Three leaders in climate change mitigation have today each received $3 million from the Climate Breakthrough Project, a philanthropy-backed initiative that offers annual awards to individuals with cutting-edge climate change mitigation ideas that haven’t yet caught the attention of traditional funders.
This year’s winners are Denise Fairchild from the United States, Kathrin Gutman from Germany, and Sara Jane Ahmed from the Philippines. This is the first year all winners of the award, which has been running since 2016, have been women.
Larger than other climate-focused prizes, the award is given to individuals with cutting-edge climate change mitigation ideas that haven’t yet caught attention from traditional funders. It gives each recipient the funding to jump-start and scale their strategies to dramatically reduce greenhouse gas emissions.
‘Progress in addressing climate change is far too slow; we need to see transformational change this decade and that requires innovative new ideas. The Climate Breakthrough Project enables philanthropy to make high-risk, high-return investments that unleash the creativity of outstanding teams and individuals to pursue the game-changing strategies that we need in order to win,’ said Walt Reid, Director of the Conservation and Science Program at the David and Lucile Packard Foundation and founding board chair of the Climate Breakthrough Project.

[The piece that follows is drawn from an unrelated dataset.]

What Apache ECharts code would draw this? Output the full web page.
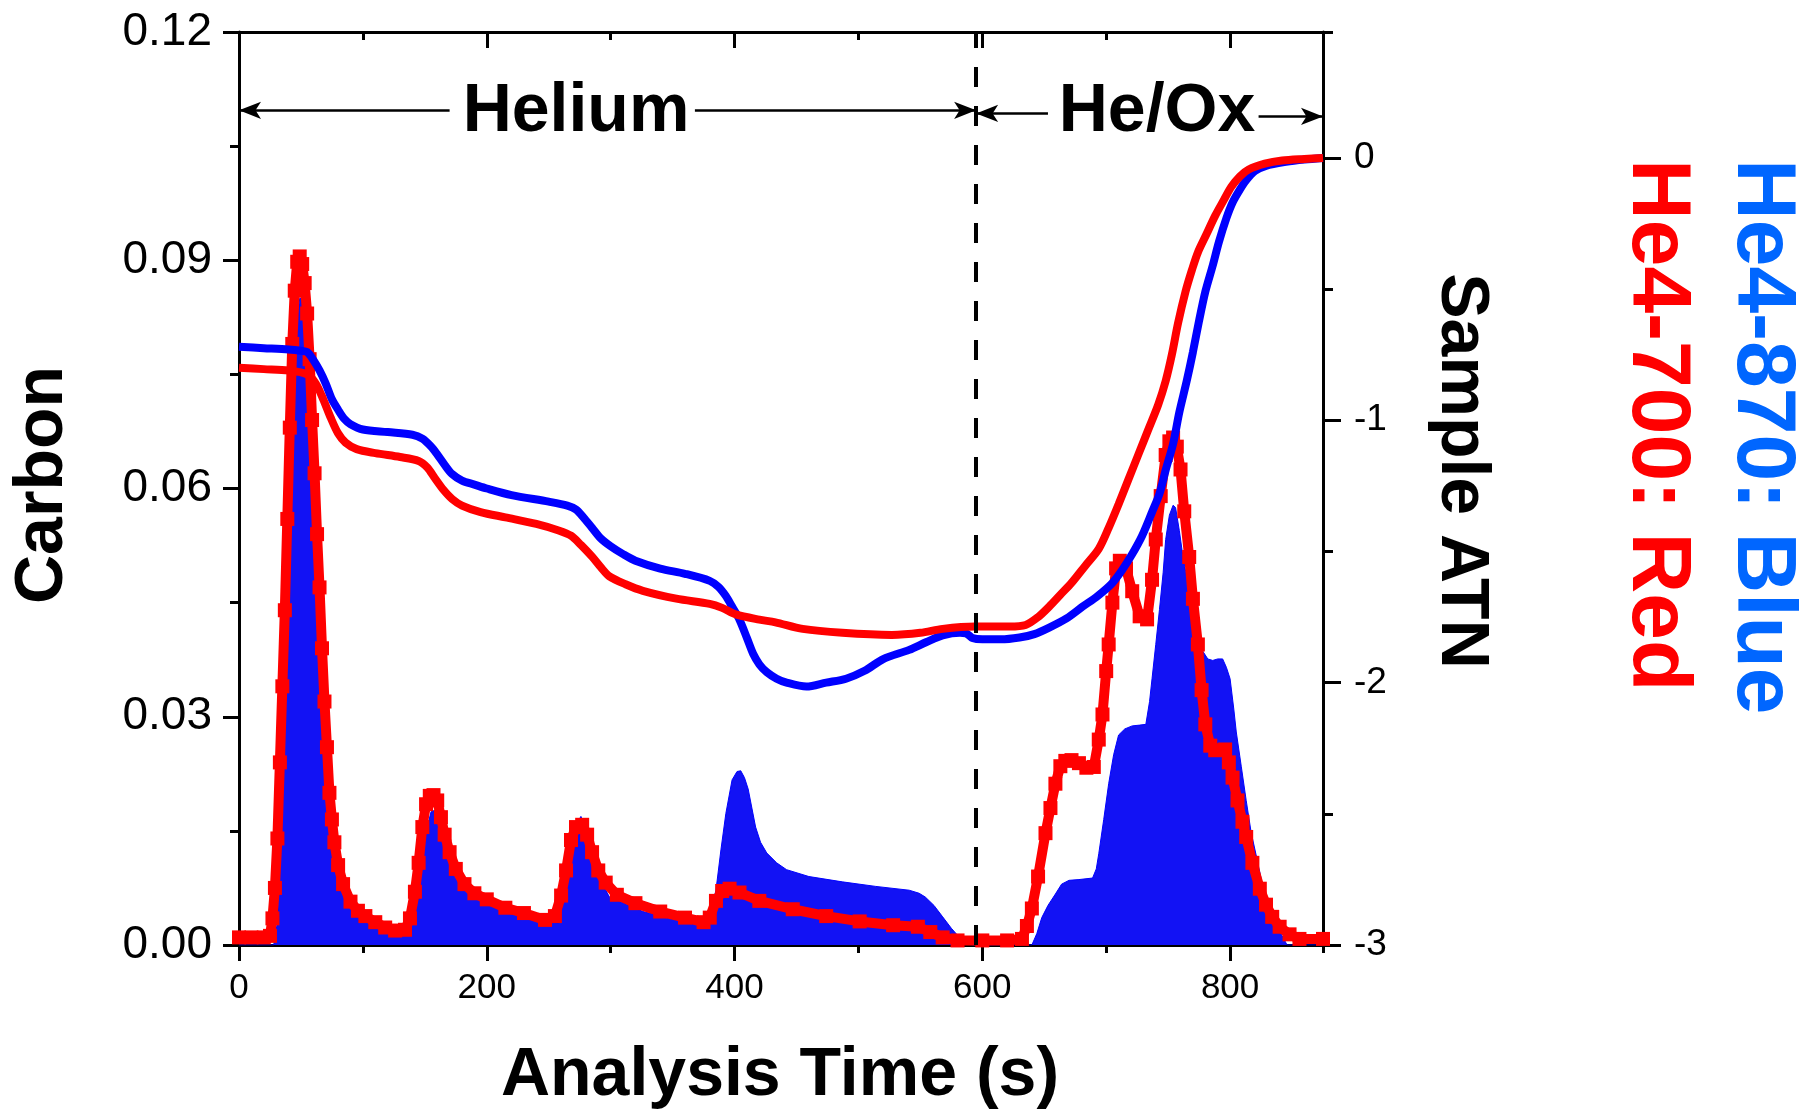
<!DOCTYPE html>
<html>
<head>
<meta charset="utf-8">
<title>Carbon / Sample ATN</title>
<script src="https://cdn.jsdelivr.net/npm/echarts@6/dist/echarts.min.js"></script>
<style>
  html, body { margin: 0; padding: 0; background: #fff; }
  #main { width: 1818px; height: 1113px; }
</style>
</head>
<body>
<div id="main"></div>
<script>
// carbon signal, He4-870 (blue bars) : [time s, carbon]
const carbon870 = [[0,0],[28,0],[31,0.003],[33,0.01],[35,0.018],[37,0.028],[39,0.040],[41,0.053],[43,0.065],[45,0.075],[47,0.082],[49,0.085],[51,0.085],[53,0.082],[55,0.077],[57,0.069],[59,0.062],[61,0.054],[63,0.046],[65,0.039],[67,0.032],[69,0.026],[71,0.021],[73,0.017],[76,0.013],[80,0.0095],[85,0.007],[92,0.0048],[100,0.0036],[110,0.0027],[120,0.0017],[130,0.0014],[136,0.0015],[140,0.003],[144,0.0065],[148,0.0115],[152,0.0155],[155,0.0175],[158,0.0177],[161,0.016],[165,0.0135],[170,0.011],[176,0.0088],[184,0.0072],[195,0.006],[210,0.005],[230,0.0039],[250,0.003],[258,0.0029],[263,0.0065],[267,0.0116],[271,0.0155],[276,0.0169],[281,0.0148],[286,0.0121],[292,0.0085],[299,0.0063],[315,0.0052],[326,0.0044],[353,0.0033],[371,0.0026],[380,0.0040],[385,0.0072],[389,0.0125],[393,0.0173],[398,0.0217],[402,0.0228],[405,0.0229],[408,0.022],[411,0.0205],[414,0.018],[417,0.0155],[421,0.0135],[426,0.0121],[434,0.0108],[442,0.0099],[460,0.009],[487,0.0083],[514,0.0077],[541,0.0072],[549,0.0068],[554,0.0063],[561,0.0052],[568,0.0037],[575,0.0022],[581,0.0011],[589,0.0002],[592,0],[640,0],[644,0.0015],[648,0.0036],[653,0.0052],[659,0.0067],[664,0.008],[670,0.0085],[678,0.0086],[689,0.0088],[692,0.010],[694,0.012],[698,0.0165],[702,0.0212],[706,0.025],[710,0.0276],[715,0.0284],[721,0.0288],[727,0.0289],[732,0.029],[735,0.032],[737,0.035],[740,0.0395],[743,0.0441],[746,0.049],[748,0.0533],[751,0.0565],[754,0.0578],[756,0.0575],[759,0.0545],[762,0.051],[766,0.0475],[770,0.0441],[774,0.041],[778,0.0386],[782,0.0376],[786,0.0374],[790,0.0376],[794,0.0376],[797,0.0365],[800,0.035],[803,0.031],[805,0.028],[809,0.0235],[813,0.019],[817,0.0148],[822,0.0111],[826,0.008],[830,0.0057],[836,0.003],[841,0.0015],[846,0],[875,0]];

// carbon signal, He4-700 (red squares)
const carbon700 = [[0,0.0010],[10,0.0010],[20,0.0010],[25,0.0012],[27,0.0035],[29,0.0075],[31,0.014],[33,0.024],[35,0.034],[37,0.044],[39,0.056],[41,0.068],[43,0.079],[45,0.086],[47,0.0898],[49,0.0905],[51,0.0895],[53,0.087],[55,0.083],[57,0.077],[59,0.069],[61,0.062],[63,0.054],[65,0.047],[67,0.039],[69,0.032],[71,0.026],[73,0.020],[75,0.0165],[77,0.0135],[80,0.0105],[84,0.008],[90,0.0057],[96,0.0045],[102,0.0038],[110,0.003],[118,0.0023],[126,0.0019],[134,0.002],[138,0.0035],[142,0.007],[145,0.0108],[148,0.0155],[151,0.0185],[154,0.0196],[157,0.0197],[160,0.019],[163,0.0168],[166,0.0145],[170,0.0122],[175,0.0100],[182,0.0080],[190,0.0068],[200,0.006],[215,0.0049],[230,0.0042],[247,0.0033],[255,0.0038],[260,0.0065],[264,0.0098],[268,0.0138],[272,0.0155],[277,0.0158],[281,0.0145],[285,0.0122],[290,0.0098],[296,0.0082],[305,0.0066],[320,0.0055],[340,0.0044],[360,0.0036],[375,0.003],[380,0.0036],[385,0.0058],[390,0.0071],[396,0.0074],[404,0.0069],[420,0.0058],[447,0.0047],[474,0.0038],[501,0.0031],[528,0.0026],[548,0.0024],[558,0.0017],[568,0.0010],[580,0.0006],[600,0.0006],[620,0.0006],[632,0.0008],[636,0.0025],[640,0.0048],[645,0.009],[651,0.0147],[655,0.018],[659,0.0212],[663,0.0235],[667,0.0242],[672,0.0243],[678,0.0239],[684,0.0233],[690,0.0234],[694,0.027],[697,0.0303],[700,0.036],[702,0.0395],[705,0.045],[708,0.0495],[711,0.0505],[716,0.0495],[721,0.0465],[727,0.0432],[733,0.0428],[737,0.048],[740,0.0533],[744,0.059],[748,0.0644],[751,0.0662],[754,0.0667],[757,0.0655],[760,0.0625],[763,0.057],[767,0.051],[770,0.0455],[774,0.0395],[777,0.0335],[780,0.029],[784,0.0262],[788,0.0256],[796,0.0257],[799,0.024],[802,0.022],[806,0.019],[810,0.0162],[813,0.0142],[818,0.0108],[824,0.0074],[829,0.0053],[834,0.0037],[840,0.0024],[848,0.0014],[856,0.0008],[875,0.0008]];

// sample ATN (right axis)
const atn870 = [[0,-0.72],[20,-0.725],[40,-0.73],[50,-0.735],[55,-0.74],[60,-0.77],[65,-0.81],[70,-0.86],[75,-0.92],[80,-0.96],[85,-0.995],[90,-1.015],[100,-1.035],[120,-1.045],[140,-1.055],[148,-1.07],[155,-1.10],[160,-1.13],[166,-1.17],[172,-1.205],[180,-1.23],[190,-1.245],[200,-1.26],[220,-1.285],[250,-1.31],[265,-1.325],[272,-1.34],[278,-1.37],[285,-1.41],[292,-1.45],[300,-1.48],[310,-1.51],[320,-1.535],[340,-1.565],[360,-1.585],[380,-1.612],[387,-1.635],[393,-1.67],[398,-1.71],[404,-1.76],[410,-1.83],[415,-1.89],[420,-1.93],[426,-1.96],[434,-1.985],[442,-2.0],[458,-2.015],[474,-2.0],[490,-1.985],[505,-1.955],[520,-1.91],[541,-1.875],[555,-1.845],[568,-1.82],[582,-1.81],[587,-1.812],[592,-1.83],[600,-1.835],[615,-1.835],[630,-1.828],[642,-1.815],[654,-1.79],[668,-1.755],[681,-1.71],[693,-1.67],[705,-1.62],[713,-1.57],[721,-1.51],[729,-1.44],[737,-1.35],[743,-1.28],[748,-1.19],[754,-1.09],[759,-0.97],[765,-0.85],[770,-0.74],[775,-0.62],[780,-0.51],[786,-0.41],[791,-0.32],[797,-0.23],[802,-0.17],[808,-0.12],[813,-0.085],[820,-0.05],[829,-0.03],[845,-0.015],[860,-0.006],[875,0]];

const atn700 = [[0,-0.80],[20,-0.805],[40,-0.81],[55,-0.825],[62,-0.86],[68,-0.92],[74,-0.99],[80,-1.05],[86,-1.085],[95,-1.11],[110,-1.125],[130,-1.14],[145,-1.155],[152,-1.18],[158,-1.22],[165,-1.265],[172,-1.30],[180,-1.325],[195,-1.35],[215,-1.37],[240,-1.395],[258,-1.42],[268,-1.44],[276,-1.475],[285,-1.52],[292,-1.56],[299,-1.595],[312,-1.625],[326,-1.65],[353,-1.68],[380,-1.70],[390,-1.715],[401,-1.74],[420,-1.76],[433,-1.77],[455,-1.795],[487,-1.81],[527,-1.818],[550,-1.81],[568,-1.795],[594,-1.786],[622,-1.786],[635,-1.78],[645,-1.75],[654,-1.71],[663,-1.665],[672,-1.62],[683,-1.555],[694,-1.49],[702,-1.41],[710,-1.32],[718,-1.225],[726,-1.13],[734,-1.035],[742,-0.94],[748,-0.85],[753,-0.75],[758,-0.63],[764,-0.51],[769,-0.43],[774,-0.36],[781,-0.29],[788,-0.22],[795,-0.16],[801,-0.11],[808,-0.07],[815,-0.044],[828,-0.022],[842,-0.01],[860,-0.004],[875,0]];

// phase change and annotation arrows
const switchTime = 595;
const arrowY = [0.1097, 0.1093, 0.1089];

const FONT = 'Liberation Sans, Arial, sans-serif';
const chart = echarts.init(document.getElementById('main'));

const axisLine = { show: true, onZero: false, lineStyle: { color: '#000', width: 3 } };
const noLine = { show: false, onZero: false };
const noSplit = { show: false };

const option = {
  animation: false,
  backgroundColor: '#fff',
  grid: { left: 239, right: 495, top: 32, bottom: 168 },
  xAxis: [
    { // bottom, labelled
      type: 'value', position: 'bottom', min: 0, max: 875, interval: 200,
      axisLine: axisLine,
      axisTick: { show: true, length: 16, lineStyle: { width: 3, color: '#000' } },
      axisLabel: { fontSize: 35, color: '#000', fontFamily: FONT, margin: 26, showMaxLabel: false },
      splitLine: noSplit
    },
    { // bottom minor ticks
      type: 'value', position: 'bottom', min: 0, max: 875, interval: 100,
      axisLine: noLine,
      axisTick: { show: true, length: 8, lineStyle: { width: 3, color: '#000' } },
      axisLabel: { show: false }, splitLine: noSplit
    },
    { // top frame
      type: 'value', position: 'top', min: 0, max: 875, interval: 200,
      axisLine: axisLine,
      axisTick: { show: true, inside: true, length: 16, lineStyle: { width: 3, color: '#000' } },
      axisLabel: { show: false }, splitLine: noSplit
    },
    {
      type: 'value', position: 'top', min: 0, max: 875, interval: 100,
      axisLine: noLine,
      axisTick: { show: true, inside: true, length: 8, lineStyle: { width: 3, color: '#000' } },
      axisLabel: { show: false }, splitLine: noSplit
    }
  ],
  yAxis: [
    { // Carbon
      type: 'value', position: 'left', min: 0, max: 0.12, interval: 0.03,
      axisLine: axisLine,
      axisTick: { show: true, length: 16, lineStyle: { width: 3, color: '#000' } },
      minorTick: { show: true, splitNumber: 2, length: 9, lineStyle: { width: 3, color: '#000' } },
      axisLabel: { fontSize: 46, color: '#000', fontFamily: FONT, margin: 27,
        formatter: function (v) { return v.toFixed(2); } },
      splitLine: noSplit, minorSplitLine: noSplit
    },
    { // Sample ATN
      type: 'value', position: 'right', min: -3, max: 0.48, interval: 1,
      axisLine: axisLine,
      axisTick: { show: true, length: 18, lineStyle: { width: 3, color: '#000' } },
      axisLabel: { fontSize: 37, color: '#000', fontFamily: FONT, margin: 31, showMaxLabel: false,
        formatter: function (v) { return Number.isInteger(v) ? String(v) : ''; } },
      splitLine: noSplit
    },
    {
      type: 'value', position: 'right', min: -3, max: 0.48, interval: 0.5,
      axisLine: noLine,
      axisTick: { show: true, length: 10, lineStyle: { width: 3, color: '#000' } },
      axisLabel: { show: false }, splitLine: noSplit
    }
  ],
  series: [
    {
      name: 'He4-870 carbon', type: 'line', xAxisIndex: 0, yAxisIndex: 0,
      data: carbon870, showSymbol: false, silent: true,
      lineStyle: { color: '#0000ff', width: 1 },
      areaStyle: { color: '#1212f4', opacity: 1 },
      markLine: {
        silent: true, animation: false,
        label: { show: false },
        symbol: ['none', 'none'],
        data: [
          [{ coord: [switchTime, 0], symbol: 'none', lineStyle: { type: [20, 19], width: 4, color: '#000' } },
           { coord: [switchTime, 0.12], symbol: 'none' }],
          [{ coord: [0, arrowY[0]], symbol: 'arrow', symbolSize: [13, 22], lineStyle: { width: 2.5, color: '#000', type: 'solid' } },
           { coord: [170, arrowY[0]], symbol: 'none' }],
          [{ coord: [368, arrowY[0]], symbol: 'none', lineStyle: { width: 2.5, color: '#000', type: 'solid' } },
           { coord: [switchTime, arrowY[0]], symbol: 'arrow', symbolSize: [13, 22] }],
          [{ coord: [switchTime, arrowY[1]], symbol: 'arrow', symbolSize: [13, 22], lineStyle: { width: 2.5, color: '#000', type: 'solid' } },
           { coord: [653, arrowY[1]], symbol: 'none' }],
          [{ coord: [823, arrowY[2]], symbol: 'none', lineStyle: { width: 2.5, color: '#000', type: 'solid' } },
           { coord: [875, arrowY[2]], symbol: 'arrow', symbolSize: [13, 22] }]
        ]
      },
      z: 1
    },
    {
      name: 'He4-700 carbon', type: 'line', xAxisIndex: 0, yAxisIndex: 0,
      data: carbon700, symbol: 'rect', symbolSize: 14, showSymbol: true, showAllSymbol: true,
      silent: true,
      itemStyle: { color: '#ff0000' },
      lineStyle: { color: '#ff0000', width: 10 },
      z: 2
    },
    {
      name: 'He4-870 ATN', type: 'line', xAxisIndex: 0, yAxisIndex: 1,
      data: atn870, showSymbol: false, smooth: 0.3, silent: true,
      lineStyle: { color: '#0000ff', width: 8 },
      z: 3
    },
    {
      name: 'He4-700 ATN', type: 'line', xAxisIndex: 0, yAxisIndex: 1,
      data: atn700, showSymbol: false, smooth: 0.3, silent: true,
      lineStyle: { color: '#ff0000', width: 8 },
      z: 3
    }
  ],
  graphic: [
    { type: 'text', x: 576, y: 112, z: 10,
      style: { text: 'Helium', font: 'bold 68px ' + FONT, fill: '#000', align: 'center', verticalAlign: 'middle' } },
    { type: 'text', x: 1157, y: 112, z: 10,
      style: { text: 'He/Ox', font: 'bold 68px ' + FONT, fill: '#000', align: 'center', verticalAlign: 'middle' } },
    { type: 'text', x: 780, y: 1076,
      style: { text: 'Analysis Time (s)', font: 'bold 68px ' + FONT, fill: '#000', align: 'center', verticalAlign: 'middle' } },
    { type: 'text', x: 43, y: 485, rotation: Math.PI / 2,
      style: { text: 'Carbon', font: 'bold 68px ' + FONT, fill: '#000', align: 'center', verticalAlign: 'middle' } },
    { type: 'text', x: 1461, y: 471, rotation: -Math.PI / 2,
      style: { text: 'Sample ATN', font: 'bold 68px ' + FONT, fill: '#000', align: 'center', verticalAlign: 'middle' } },
    { type: 'text', x: 1656, y: 159, rotation: -Math.PI / 2,
      style: { text: 'He4-700: Red', font: 'bold 84px ' + FONT, fill: '#ff0000', align: 'left', verticalAlign: 'middle' } },
    { type: 'text', x: 1761, y: 159, rotation: -Math.PI / 2,
      style: { text: 'He4-870: Blue', font: 'bold 84px ' + FONT, fill: '#0066ff', align: 'left', verticalAlign: 'middle' } }
  ]
};

chart.setOption(option);
</script>
</body>
</html>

Awardee Fairchild was selected for her work as a veteran leader in environmental justice and efforts to dismantle the root causes of climate change. Gutmann was selected for her work as a seasoned campaigner who plans to take Europe towards a future powered by 100 per cent renewable energy. And Ahmed was picked for the award for her work as a renowned strategist in finance who seeks to develop resilience and investment opportunities in climate-vulnerable nations.
The new awardees join 11 others whose transformational work supported by the Climate Breakthrough Project has achieved critical recognition from their peers and the press, has garnered considerable follow-on funding, and has brought about innovation in climate change mitigation. Many of them were involved in COP26 events and negotiations in Glasgow.
The Climate Breakthrough Project is supported by the David and Lucile Packard Foundation, the IKEA Foundation, the Quadrature Climate Foundation, the JPB Foundation, the Oak Foundation, and the Good Energies Foundation.